While the monument may be ugly, the truth is even uglier.

Shmuel’s son Yakov Shadevich is still alive and is very concerned by the Kaišiadorys regional administration’s efforts to erase Holocaust history in Lithuania.

As it stands now, the monument has almost no artistic or monumental value. There is no inscription, there is no explanation, and it looks like, well, an old chimney left to erode away in time. It does serve as a marker of history, as a gravestone, and if 18 people murdered at one time doesn’t constitute mass murder, despite what Rolandas Gustaitis writes above, I don’t know what does. Certainly the eye-sore may be replaced with a more fitting monument, but perhaps all that soreness in the eyes of locals isn’t about bad art, but about a raw nerve and a guilty conscience, a debt outstanding to history which must eventually be paid through simple acknowledgement.

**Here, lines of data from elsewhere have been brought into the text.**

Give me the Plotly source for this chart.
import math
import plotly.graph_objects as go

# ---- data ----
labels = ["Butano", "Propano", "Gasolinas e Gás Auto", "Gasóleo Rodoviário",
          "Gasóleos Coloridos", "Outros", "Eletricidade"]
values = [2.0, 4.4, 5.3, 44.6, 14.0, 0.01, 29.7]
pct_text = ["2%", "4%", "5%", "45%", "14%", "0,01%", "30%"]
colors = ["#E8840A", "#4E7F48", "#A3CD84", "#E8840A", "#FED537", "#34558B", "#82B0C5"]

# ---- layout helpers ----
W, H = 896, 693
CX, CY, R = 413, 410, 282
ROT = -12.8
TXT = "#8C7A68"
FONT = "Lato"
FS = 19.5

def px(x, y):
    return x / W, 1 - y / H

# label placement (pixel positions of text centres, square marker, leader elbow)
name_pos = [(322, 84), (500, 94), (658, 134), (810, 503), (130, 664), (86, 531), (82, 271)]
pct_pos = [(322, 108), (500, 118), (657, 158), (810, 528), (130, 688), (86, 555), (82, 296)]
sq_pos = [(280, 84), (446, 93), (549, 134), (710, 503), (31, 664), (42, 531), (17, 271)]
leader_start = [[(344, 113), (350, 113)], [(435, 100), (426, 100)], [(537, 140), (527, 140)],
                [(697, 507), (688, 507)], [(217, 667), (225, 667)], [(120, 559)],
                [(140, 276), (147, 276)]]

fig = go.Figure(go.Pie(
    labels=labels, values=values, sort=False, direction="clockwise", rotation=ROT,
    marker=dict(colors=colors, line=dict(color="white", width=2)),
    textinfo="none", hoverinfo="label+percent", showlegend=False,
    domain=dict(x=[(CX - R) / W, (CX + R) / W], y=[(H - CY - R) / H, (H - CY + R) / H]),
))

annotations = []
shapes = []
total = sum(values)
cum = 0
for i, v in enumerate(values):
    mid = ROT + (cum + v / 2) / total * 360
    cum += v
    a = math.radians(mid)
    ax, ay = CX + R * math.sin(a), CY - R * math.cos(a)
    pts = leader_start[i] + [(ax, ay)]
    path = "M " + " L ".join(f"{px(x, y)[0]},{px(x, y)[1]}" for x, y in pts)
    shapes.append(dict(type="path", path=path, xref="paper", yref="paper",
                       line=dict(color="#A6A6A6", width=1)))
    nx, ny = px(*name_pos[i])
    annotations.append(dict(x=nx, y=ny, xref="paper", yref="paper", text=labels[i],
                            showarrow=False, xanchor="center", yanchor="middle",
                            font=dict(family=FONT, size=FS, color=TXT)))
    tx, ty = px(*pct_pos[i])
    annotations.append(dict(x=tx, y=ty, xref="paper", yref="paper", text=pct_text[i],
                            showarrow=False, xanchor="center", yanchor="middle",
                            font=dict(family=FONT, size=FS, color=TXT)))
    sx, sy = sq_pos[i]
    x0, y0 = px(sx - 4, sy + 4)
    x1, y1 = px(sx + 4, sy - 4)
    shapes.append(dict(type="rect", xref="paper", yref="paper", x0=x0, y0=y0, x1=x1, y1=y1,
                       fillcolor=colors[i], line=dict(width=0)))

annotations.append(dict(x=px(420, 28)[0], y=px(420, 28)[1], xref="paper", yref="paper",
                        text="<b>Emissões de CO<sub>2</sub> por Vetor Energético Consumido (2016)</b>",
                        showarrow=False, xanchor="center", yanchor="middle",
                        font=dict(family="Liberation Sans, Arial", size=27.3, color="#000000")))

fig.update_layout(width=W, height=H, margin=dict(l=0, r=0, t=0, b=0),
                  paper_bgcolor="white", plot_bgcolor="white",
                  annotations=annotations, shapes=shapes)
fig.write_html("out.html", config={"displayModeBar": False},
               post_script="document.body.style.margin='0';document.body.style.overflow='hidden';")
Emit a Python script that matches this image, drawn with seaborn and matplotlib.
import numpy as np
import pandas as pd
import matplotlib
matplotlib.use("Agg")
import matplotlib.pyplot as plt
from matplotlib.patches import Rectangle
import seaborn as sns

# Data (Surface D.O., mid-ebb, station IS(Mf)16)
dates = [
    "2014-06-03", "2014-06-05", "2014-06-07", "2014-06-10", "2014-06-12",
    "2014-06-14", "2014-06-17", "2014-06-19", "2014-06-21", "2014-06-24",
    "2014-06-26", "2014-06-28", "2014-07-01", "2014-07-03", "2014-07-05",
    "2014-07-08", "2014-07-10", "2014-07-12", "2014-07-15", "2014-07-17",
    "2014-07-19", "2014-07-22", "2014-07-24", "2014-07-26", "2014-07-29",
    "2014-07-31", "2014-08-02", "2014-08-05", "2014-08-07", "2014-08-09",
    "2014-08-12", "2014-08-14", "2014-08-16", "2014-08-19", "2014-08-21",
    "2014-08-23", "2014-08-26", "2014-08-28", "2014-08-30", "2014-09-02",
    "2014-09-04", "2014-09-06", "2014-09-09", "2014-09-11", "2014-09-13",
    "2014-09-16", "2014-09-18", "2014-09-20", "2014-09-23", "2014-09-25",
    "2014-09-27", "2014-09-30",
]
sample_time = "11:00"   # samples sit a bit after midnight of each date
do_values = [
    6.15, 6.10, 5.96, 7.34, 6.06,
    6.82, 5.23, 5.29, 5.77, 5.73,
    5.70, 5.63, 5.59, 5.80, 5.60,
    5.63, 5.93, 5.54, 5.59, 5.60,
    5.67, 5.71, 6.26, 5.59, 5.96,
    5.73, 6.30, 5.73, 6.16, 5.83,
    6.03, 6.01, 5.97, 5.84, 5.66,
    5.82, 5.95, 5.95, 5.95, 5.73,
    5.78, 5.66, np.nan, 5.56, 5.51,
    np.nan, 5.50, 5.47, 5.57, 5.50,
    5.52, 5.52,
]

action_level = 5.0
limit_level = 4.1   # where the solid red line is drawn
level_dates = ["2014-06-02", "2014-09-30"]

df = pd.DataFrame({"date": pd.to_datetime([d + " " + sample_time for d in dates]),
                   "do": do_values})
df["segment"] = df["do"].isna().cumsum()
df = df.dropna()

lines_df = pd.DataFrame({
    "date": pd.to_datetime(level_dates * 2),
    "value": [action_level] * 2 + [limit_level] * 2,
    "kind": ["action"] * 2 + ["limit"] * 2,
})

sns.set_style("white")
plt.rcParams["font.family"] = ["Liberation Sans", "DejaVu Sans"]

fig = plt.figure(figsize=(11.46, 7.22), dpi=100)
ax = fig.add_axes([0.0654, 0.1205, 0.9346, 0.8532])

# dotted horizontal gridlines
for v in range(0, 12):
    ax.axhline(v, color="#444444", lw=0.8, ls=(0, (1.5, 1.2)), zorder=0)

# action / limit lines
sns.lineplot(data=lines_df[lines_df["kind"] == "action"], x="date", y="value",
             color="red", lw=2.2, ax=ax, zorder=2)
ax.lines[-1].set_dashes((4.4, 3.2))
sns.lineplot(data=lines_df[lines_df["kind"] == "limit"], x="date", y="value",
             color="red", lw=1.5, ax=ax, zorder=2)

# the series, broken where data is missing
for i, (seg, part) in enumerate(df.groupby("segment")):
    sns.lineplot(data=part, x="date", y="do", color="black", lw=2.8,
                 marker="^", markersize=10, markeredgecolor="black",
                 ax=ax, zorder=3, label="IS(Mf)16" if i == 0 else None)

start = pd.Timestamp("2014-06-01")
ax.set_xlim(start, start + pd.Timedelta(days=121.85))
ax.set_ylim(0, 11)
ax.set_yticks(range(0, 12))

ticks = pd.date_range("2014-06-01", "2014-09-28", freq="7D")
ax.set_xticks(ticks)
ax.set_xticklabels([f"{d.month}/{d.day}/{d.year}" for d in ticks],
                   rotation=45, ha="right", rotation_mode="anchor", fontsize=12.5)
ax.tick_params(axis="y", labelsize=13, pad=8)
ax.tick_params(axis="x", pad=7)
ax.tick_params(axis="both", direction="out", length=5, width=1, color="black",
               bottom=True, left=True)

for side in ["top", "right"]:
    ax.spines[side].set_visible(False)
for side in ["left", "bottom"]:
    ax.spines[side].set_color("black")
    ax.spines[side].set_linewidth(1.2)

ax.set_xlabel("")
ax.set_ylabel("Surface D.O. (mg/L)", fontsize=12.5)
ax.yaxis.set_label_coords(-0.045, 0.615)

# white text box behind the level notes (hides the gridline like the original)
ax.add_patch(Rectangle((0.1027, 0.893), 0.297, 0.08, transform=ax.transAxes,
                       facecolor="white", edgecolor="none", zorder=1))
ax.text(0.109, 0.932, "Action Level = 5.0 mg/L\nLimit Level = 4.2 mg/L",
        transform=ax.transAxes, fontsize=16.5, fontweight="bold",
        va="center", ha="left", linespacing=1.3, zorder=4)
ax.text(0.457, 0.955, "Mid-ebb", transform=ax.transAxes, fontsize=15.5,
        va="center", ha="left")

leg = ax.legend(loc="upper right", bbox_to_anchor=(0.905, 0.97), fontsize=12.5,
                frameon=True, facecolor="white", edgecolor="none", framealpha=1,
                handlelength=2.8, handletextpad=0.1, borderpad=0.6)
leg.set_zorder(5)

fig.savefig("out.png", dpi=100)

The monument does stand at the logical and natural entrance to Kaišiadorys, exactly where one would expect to see some sort of Welcome to Kaišiadorys sign. The local and regional governments there can’t just wash their hands of the past because it’s unpopular according to a privately-initiated public opinion survey (with a seemingly very biased formulation of the issue). The past will come back a thousand times stronger if they try. The only real solution is to make a new monument, even if it’s only a small plaque set in the ground, but with names and a description of the even, and then work from there. Even if only one of the 18 people murdered was not a Communist (although that seems highly unlikely given what happened everywhere else in Lithuania), the city and region of Kaišiadorys is allowed and should honor the memory of one of their own, of the local Jewish man Hirsh Shadevich. He had a life, he lived and died in his hometown.

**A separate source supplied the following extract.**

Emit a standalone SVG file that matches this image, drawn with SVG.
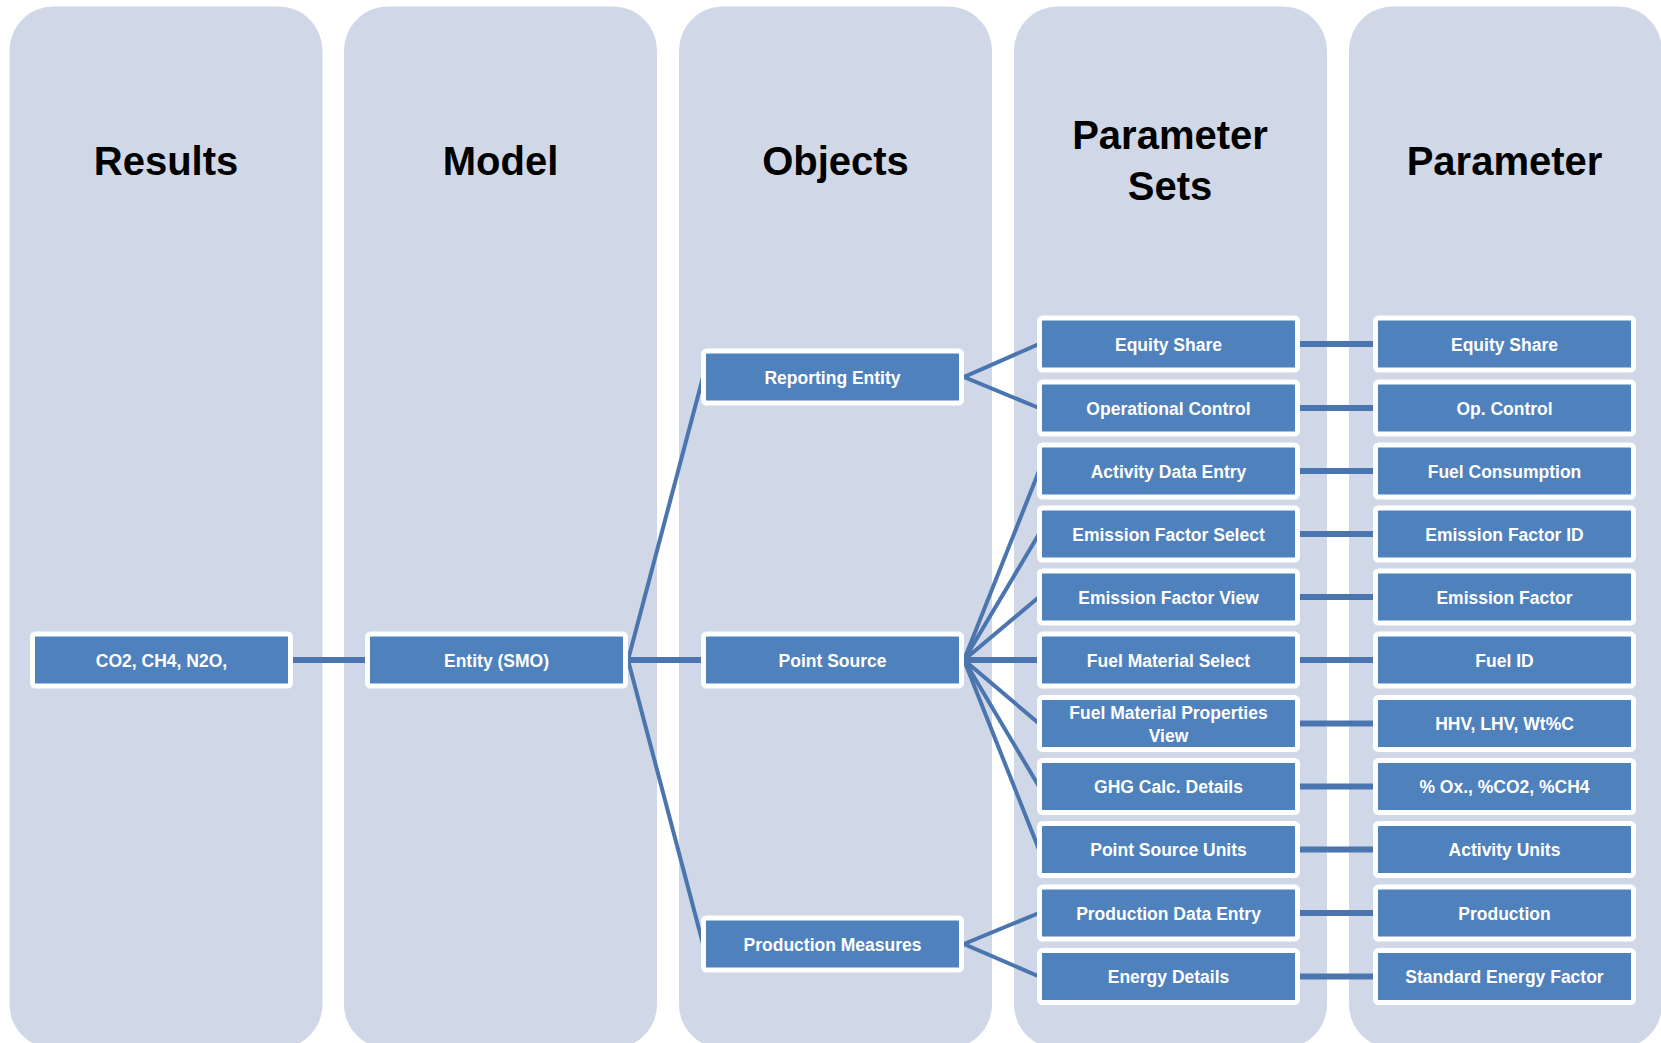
<svg xmlns="http://www.w3.org/2000/svg" width="1661" height="1043" viewBox="0 0 1661 1043">
<style>
.col{fill:#D0D8E8}
.title{font-family:"Liberation Sans",Arial,sans-serif;font-weight:bold;font-size:40px;fill:#000;text-anchor:middle}
.node rect{fill:#4F81BD;stroke:#FFFFFF;stroke-width:5}
.node text{font-family:"Liberation Sans",Arial,sans-serif;font-weight:bold;font-size:17.5px;fill:#FFFFFF;text-anchor:middle}
.thin{stroke:#4A75AE;stroke-width:4;fill:none}
.thick{stroke:#4A75AE;stroke-width:6;fill:none}
</style>
<rect width="1661" height="1043" fill="#FFFFFF"/>
<g id="columns">
<rect class="col" x="9.5" y="6.5" width="313" height="1042" rx="44"/>
<rect class="col" x="344" y="6.5" width="313" height="1042" rx="44"/>
<rect class="col" x="679" y="6.5" width="313" height="1042" rx="44"/>
<rect class="col" x="1014" y="6.5" width="313" height="1042" rx="44"/>
<rect class="col" x="1349" y="6.5" width="313" height="1042" rx="44"/>
<text class="title" x="166" y="175">Results</text>
<text class="title" x="500.5" y="175">Model</text>
<text class="title" x="835.5" y="175">Objects</text>
<text class="title" x="1170" y="149">Parameter</text>
<text class="title" x="1170" y="200">Sets</text>
<text class="title" x="1504.5" y="175">Parameter</text>
</g>
<g id="connectors">
<line class="thick" x1="290" y1="660" x2="368" y2="660"/>
<line class="thin" x1="628" y1="660" x2="703" y2="377"/>
<line class="thick" x1="628" y1="660" x2="703" y2="660"/>
<line class="thin" x1="628" y1="660" x2="703" y2="944"/>
<polyline class="thin" points="1039,344 964,377 1039,408"/>
<line class="thin" x1="964" y1="660" x2="1039" y2="471"/>
<line class="thin" x1="964" y1="660" x2="1039" y2="534"/>
<line class="thin" x1="964" y1="660" x2="1039" y2="597"/>
<line class="thick" x1="964" y1="660" x2="1039" y2="660"/>
<line class="thin" x1="964" y1="660" x2="1039" y2="723.5"/>
<line class="thin" x1="964" y1="660" x2="1039" y2="786.5"/>
<line class="thin" x1="964" y1="660" x2="1039" y2="849.5"/>
<polyline class="thin" points="1039,913 964,944 1039,976.5"/>
<line class="thick" x1="1300" y1="344" x2="1375" y2="344"/>
<line class="thick" x1="1300" y1="408" x2="1375" y2="408"/>
<line class="thick" x1="1300" y1="471" x2="1375" y2="471"/>
<line class="thick" x1="1300" y1="534" x2="1375" y2="534"/>
<line class="thick" x1="1300" y1="597" x2="1375" y2="597"/>
<line class="thick" x1="1300" y1="660" x2="1375" y2="660"/>
<line class="thick" x1="1300" y1="723.5" x2="1375" y2="723.5"/>
<line class="thick" x1="1300" y1="786.5" x2="1375" y2="786.5"/>
<line class="thick" x1="1300" y1="849.5" x2="1375" y2="849.5"/>
<line class="thick" x1="1300" y1="913" x2="1375" y2="913"/>
<line class="thick" x1="1300" y1="976.5" x2="1375" y2="976.5"/>
</g>
<g id="n-results" class="node"><rect x="32.5" y="634" width="258" height="52" rx="3"/><text x="161.5" y="666.5">CO2, CH4, N2O,</text></g>
<g id="n-model" class="node"><rect x="367.5" y="634" width="258" height="52" rx="3"/><text x="496.5" y="666.5">Entity (SMO)</text></g>
<g id="n-reporting" class="node"><rect x="703.5" y="351" width="258" height="52" rx="3"/><text x="832.5" y="383.5">Reporting Entity</text></g>
<g id="n-point" class="node"><rect x="703.5" y="634" width="258" height="52" rx="3"/><text x="832.5" y="666.5">Point Source</text></g>
<g id="n-production" class="node"><rect x="703.5" y="918" width="258" height="52" rx="3"/><text x="832.5" y="950.5">Production Measures</text></g>
<g id="ps-equity" class="node"><rect x="1039.5" y="318" width="258" height="52" rx="3"/><text x="1168.5" y="350.5">Equity Share</text></g>
<g id="ps-opcontrol" class="node"><rect x="1039.5" y="382" width="258" height="52" rx="3"/><text x="1168.5" y="414.5">Operational Control</text></g>
<g id="ps-activity" class="node"><rect x="1039.5" y="445" width="258" height="52" rx="3"/><text x="1168.5" y="477.5">Activity Data Entry</text></g>
<g id="ps-efselect" class="node"><rect x="1039.5" y="508" width="258" height="52" rx="3"/><text x="1168.5" y="540.5">Emission Factor Select</text></g>
<g id="ps-efview" class="node"><rect x="1039.5" y="571" width="258" height="52" rx="3"/><text x="1168.5" y="603.5">Emission Factor View</text></g>
<g id="ps-fmselect" class="node"><rect x="1039.5" y="634" width="258" height="52" rx="3"/><text x="1168.5" y="666.5">Fuel Material Select</text></g>
<g id="ps-fmprops" class="node"><rect x="1039.5" y="697.5" width="258" height="52" rx="3"/><text x="1168.5" y="719">Fuel Material Properties</text><text x="1168.5" y="741.5">View</text></g>
<g id="ps-ghg" class="node"><rect x="1039.5" y="760.5" width="258" height="52" rx="3"/><text x="1168.5" y="793">GHG Calc. Details</text></g>
<g id="ps-psunits" class="node"><rect x="1039.5" y="823.5" width="258" height="52" rx="3"/><text x="1168.5" y="856">Point Source Units</text></g>
<g id="ps-proddata" class="node"><rect x="1039.5" y="887" width="258" height="52" rx="3"/><text x="1168.5" y="919.5">Production Data Entry</text></g>
<g id="ps-energy" class="node"><rect x="1039.5" y="950.5" width="258" height="52" rx="3"/><text x="1168.5" y="983">Energy Details</text></g>
<g id="p-equity" class="node"><rect x="1375.5" y="318" width="258" height="52" rx="3"/><text x="1504.5" y="350.5">Equity Share</text></g>
<g id="p-opcontrol" class="node"><rect x="1375.5" y="382" width="258" height="52" rx="3"/><text x="1504.5" y="414.5">Op. Control</text></g>
<g id="p-fuelcons" class="node"><rect x="1375.5" y="445" width="258" height="52" rx="3"/><text x="1504.5" y="477.5">Fuel Consumption</text></g>
<g id="p-efid" class="node"><rect x="1375.5" y="508" width="258" height="52" rx="3"/><text x="1504.5" y="540.5">Emission Factor ID</text></g>
<g id="p-ef" class="node"><rect x="1375.5" y="571" width="258" height="52" rx="3"/><text x="1504.5" y="603.5">Emission Factor</text></g>
<g id="p-fuelid" class="node"><rect x="1375.5" y="634" width="258" height="52" rx="3"/><text x="1504.5" y="666.5">Fuel ID</text></g>
<g id="p-hhv" class="node"><rect x="1375.5" y="697.5" width="258" height="52" rx="3"/><text x="1504.5" y="730">HHV, LHV, Wt%C</text></g>
<g id="p-ox" class="node"><rect x="1375.5" y="760.5" width="258" height="52" rx="3"/><text x="1504.5" y="793">% Ox., %CO2, %CH4</text></g>
<g id="p-actunits" class="node"><rect x="1375.5" y="823.5" width="258" height="52" rx="3"/><text x="1504.5" y="856">Activity Units</text></g>
<g id="p-production" class="node"><rect x="1375.5" y="887" width="258" height="52" rx="3"/><text x="1504.5" y="919.5">Production</text></g>
<g id="p-sef" class="node"><rect x="1375.5" y="950.5" width="258" height="52" rx="3"/><text x="1504.5" y="983">Standard Energy Factor</text></g>
</svg>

Certainly regional administrator Tomkus wouldn’t call commemorations at the three other local Jewish mass murder sites (where several thousands were killed) “out of step with current ideology.” And ff course civilized people don’t usually tear down gravestones–not even those of their enemies–and rational people don’t pretend history, however ugly, never actually happened. A good solution to the problem of the Soviet monument–which isn’t a gravestone, the remains were removed to another location in the 1960s–is for the local government to acknowledge the historical event with a small plaque at the site containing the names of the victims, the date and a short description of the event. In my opinion, there is no reason why Kaišiadorys cannot have a real “welcome” sign at the entrance to their scenic town alongside a physical monument recognizing the past.